DATASET CONTENT:
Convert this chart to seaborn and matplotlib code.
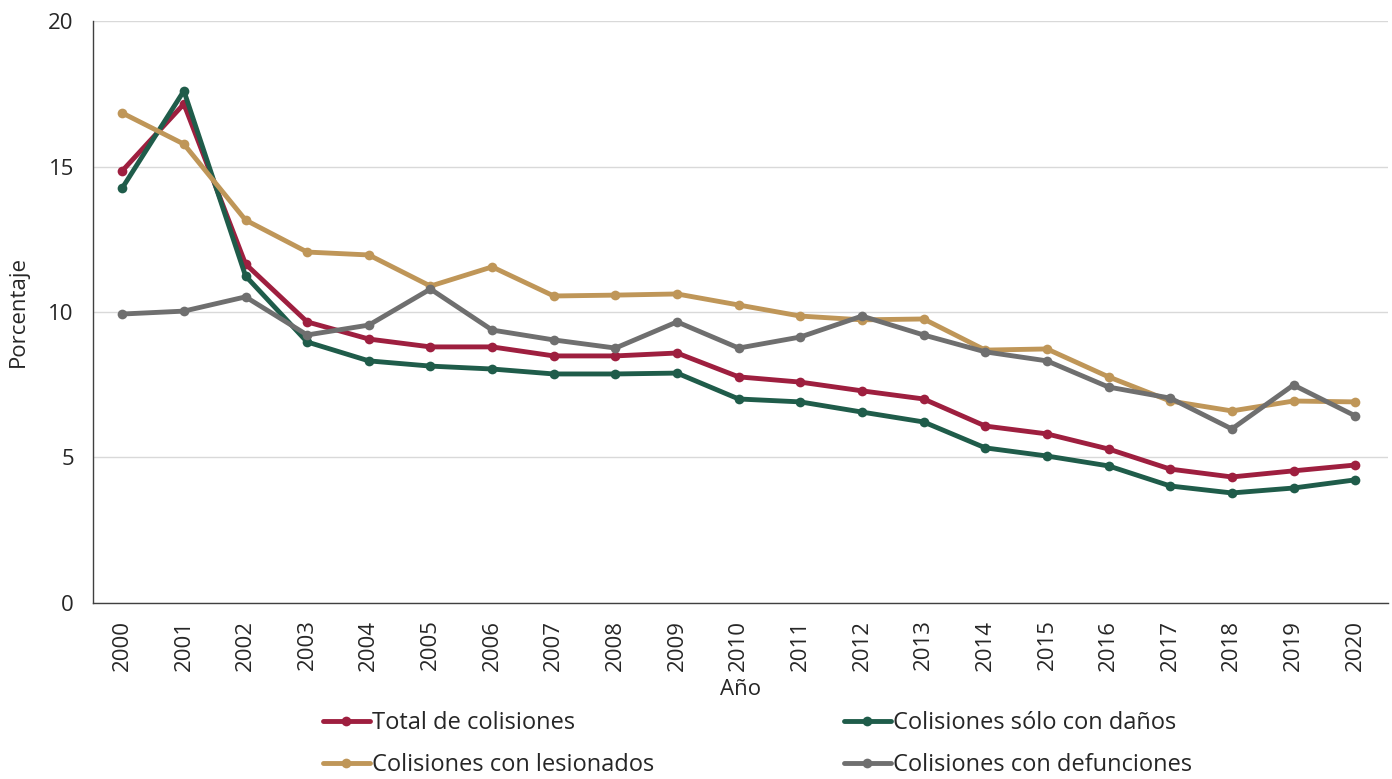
import numpy as np
import matplotlib
matplotlib.use("Agg")
import matplotlib.pyplot as plt
import seaborn as sns
import pandas as pd

# Datos (porcentaje)
anios = list(range(2000, 2021))
total = [14.85, 17.15, 11.65, 9.66, 9.07, 8.80, 8.80, 8.49, 8.49, 8.59, 7.77,
         7.59, 7.29, 7.01, 6.08, 5.81, 5.29, 4.60, 4.33, 4.54, 4.74]
solo_danos = [14.26, 17.60, 11.24, 8.97, 8.32, 8.14, 8.04, 7.87, 7.87, 7.90, 7.01,
              6.91, 6.56, 6.22, 5.33, 5.05, 4.71, 4.02, 3.78, 3.95, 4.23]
lesionados = [16.84, 15.77, 13.16, 12.06, 11.96, 10.89, 11.55, 10.55, 10.58, 10.62, 10.24,
              9.86, 9.73, 9.76, 8.69, 8.73, 7.77, 6.94, 6.60, 6.94, 6.91]
defunciones = [9.93, 10.03, 10.52, 9.21, 9.55, 10.79, 9.38, 9.04, 8.76, 9.66, 8.76,
               9.14, 9.86, 9.21, 8.63, 8.32, 7.42, 7.04, 5.98, 7.49, 6.43]

series = ["Total de colisiones", "Colisiones sólo con daños",
          "Colisiones con lesionados", "Colisiones con defunciones"]
colores = ["#9E1F3F", "#1F5C4A", "#BF9658", "#6F6F6F"]

df = pd.DataFrame({"Año": anios, series[0]: total, series[1]: solo_danos,
                   series[2]: lesionados, series[3]: defunciones})
df = df.melt(id_vars="Año", var_name="Serie", value_name="Porcentaje")

sns.set_style("white")
plt.rcParams['font.family'] = ['Open Sans', 'DejaVu Sans']

fig, ax = plt.subplots(figsize=(13.92, 7.79), dpi=100)
fig.subplots_adjust(left=0.067, right=0.997, top=0.973, bottom=0.226)

sns.lineplot(data=df, x="Año", y="Porcentaje", hue="Serie", hue_order=series,
             palette=colores, marker="o", markersize=7, markeredgewidth=0,
             linewidth=3.5, ax=ax, legend=True)

ax.set_ylim(0, 20)
ax.set_yticks([0, 5, 10, 15, 20])
ax.set_xlim(1999.53, 2020.53)
ax.set_xticks(anios)
ax.set_xticklabels([str(a) for a in anios], rotation=90, fontsize=16)
ax.tick_params(axis="y", labelsize=16, length=0, pad=14)
ax.tick_params(axis="x", length=0, pad=12)
ax.yaxis.grid(True, color="#D9D9D9", linewidth=1)
ax.set_axisbelow(True)
for s in ["top", "right"]:
    ax.spines[s].set_visible(False)
for s in ["left", "bottom"]:
    ax.spines[s].set_color("#404040")
    ax.spines[s].set_linewidth(1)

ax.set_xlabel("Año", fontsize=16, labelpad=6)
ax.set_ylabel("Porcentaje", fontsize=16, labelpad=14)

# Orden de la leyenda: filas (Total, Sólo daños) y (Lesionados, Defunciones)
handles, labels = ax.get_legend_handles_labels()
orden = [0, 2, 1, 3]
ax.legend([handles[i] for i in orden], [labels[i] for i in orden],
          loc="upper left", bbox_to_anchor=(0.17, -0.17), ncol=2, frameon=False,
          fontsize=17, handlelength=2.0, handletextpad=0.1, columnspacing=8.0,
          labelspacing=0.75, borderaxespad=0)

plt.savefig("out.png", dpi=100)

TO BE DONE: Omit the pictures, then repeat exactly each line from the beginning of the listing through the line with "import pandas as pd".

THE RESULT:
Convert this chart to seaborn and matplotlib code.
import numpy as np
import matplotlib
matplotlib.use("Agg")
import matplotlib.pyplot as plt
import seaborn as sns
import pandas as pd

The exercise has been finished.